I mainly targeted the plentiful dead wood that lies in abundance there and the associated fungi that grows on many of these pieces. First up under some pine bark were these tiny beetles. They are in fact another whole new family for me, the Cerylonidae. These are Cerylon histeroides and are quite commonly found across England and Wales though less so in the north and seem to be sporadic further north to the Scottish Highlands. They are found in a variety of rotten wood and under bark and can be best found searching at night.
Inside the well rotted bracket fungi where these Scaphidium quadrimaculatum that despite appearances to the contrary are actually a type of staph in the subfamily Scaphidiinae. There are five species in this group, all associated with decaying wood and fungus, but this is the only one I've seen so far.
There were also a few of the small and pronotally adorned Cis bilamellatus in the fungi. Here you can see the sexually dimorphic pair with a male on the left and female on the right.
It's a non native species, originally from Australia. This is the info on it from the old WCG Site.

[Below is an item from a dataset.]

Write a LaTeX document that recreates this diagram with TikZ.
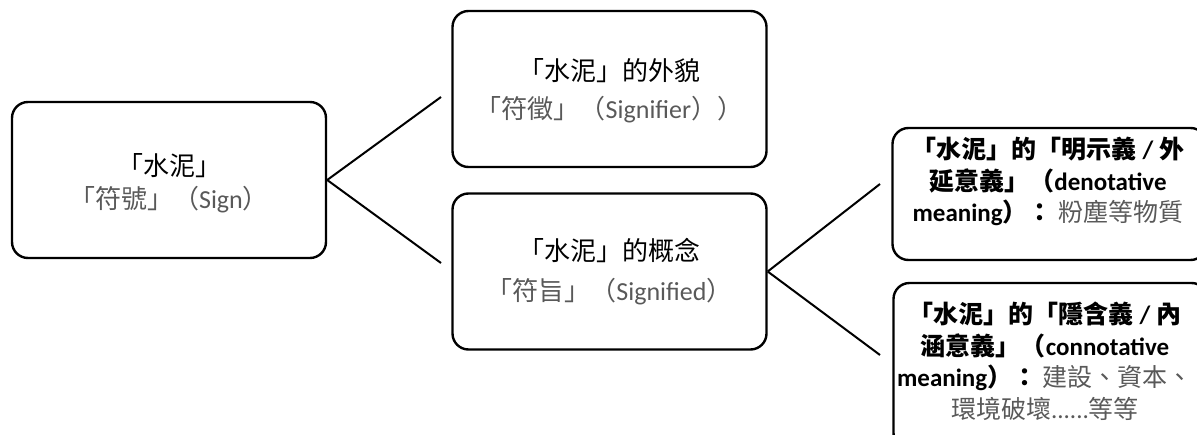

First recorded as British in January 1884 by T. Wood (1884) from a single male specimen found beneath decaying pine bark at West Wickham (south of London). In September of that year it was found at the same site ‘in utmost profusion’ in boleti on decaying birch, and again that month a single male was taken from ‘a large fleshy fungus upon an ash’ a mile and a half from the site of the pine capture. A little later Fowler (1890) refers to Wood’s records and adds ‘it has not, however, been recorded from any other locality, either British or foreign.’ Fowler’s observation, considering the amount of collecting going on generally (and it must be admitted that Ciids were probably not the most popular group), reflects the fact that bilamellatus was initially slow to expand its range. The next (known) record is from Mitcham, Surrey in 1891 and following this from Shirley common, Surrey in 1904, only half a mile from Wood’s original discovery (Paviour-Smith, 1960a). Records from the following twenty years show an expansion around the London area including Kent (Orpington, Otford and Westerham), Surrey (widespread), Middlesex (Highgate) and, most satisfyingly from our point of view, from Watford, Herts. in 1921 by N.H. Joy (Hence Joy quoted the species’ occurrence in his 1932 handbook as Eng.S; very local). And so for the fifty years following its discovery the expansion of its range was restricted to the London region but it must be acknowledged, as ever, that these records also reflect the activities of coleopterists of the time. The following ten years, to 1934, shows further records within this area and also from Windsor and Arundel but it was only after 1934 that the species started to become widespread with e.g. records from Woking (1935), Oxon (1936), Nottinghamshire (1938), Cheshire (1940’s), Cambridge (1949) and Hampshire (1950). Twenty-six years after Wood’s original discovery G.C. Champion found that Cis bilamellatus Fowler, 1884 (as it was then designated) was synonymous with C. munitus Blackburn, 1888, a species widespread in Australia, and so the obvious route into the U.K. was among imported timber etc. and Paviour-Smith (loc.cit.) makes a convincing case for its introduction among herbarium specimens destined for e.g. Kew Gardens.